On a density criterion for universal interlaced unitary photonic architectures

Programmable photonic integrated circuits represent an emerging technology for light-based information processing at high speeds and low power consumption, providing a flexible and reconfigurable platform to perform multiple tasks, thereby holding great promise for revolutionizing future optical networks. Indeed, matrix-vector multiplication is one of the most fundamental information-processing operations. Unitary matrices are particularly interesting since they describe lossless processes and serve as the building blocks of more general operations.
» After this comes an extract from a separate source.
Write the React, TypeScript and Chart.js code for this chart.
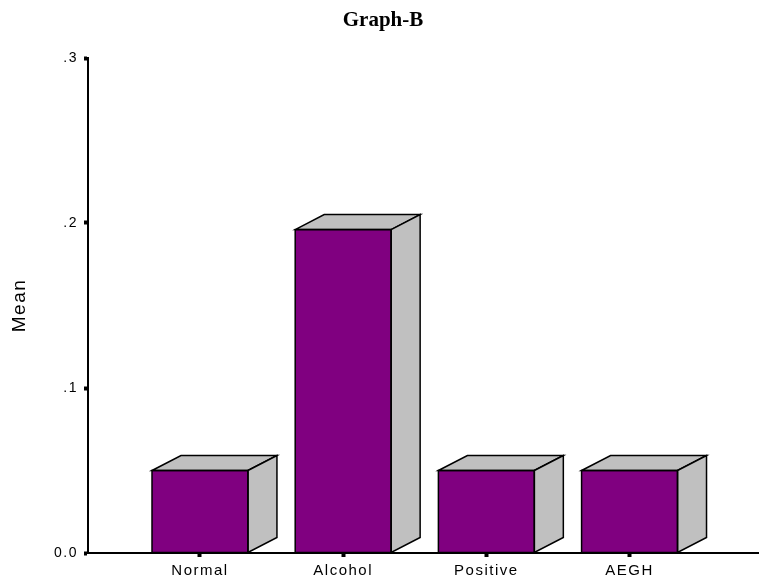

This talk focuses on a universal unitary architecture based on layers of diagonal matrices and specific interlacing unitary matrices. Numerical evidence brings evidence that such an interlacing matrix can have a random pattern as long as it fulfills the required density properties. In this regard, Haar-generated random matrices are suitable candidates that lead to suitable interlacing matrices in most outcomes. To distinguish the efficacy of the random matrix in question, a density criterion has been introduced as an a priori condition to ensure the validity of the interlacing matrix in question, reducing the computational workload due to heavy numerical optimization to classify them.



This approach is beneficial for two reasons. Firstly, it allows for more possibilities for further interlacing matrices beyond particular waveguide arrays. Secondly, the random nature of the interlacing matrix provides resilience due to manufacturing defects. These results are illustrated by means of some realistic photonic realizable examples.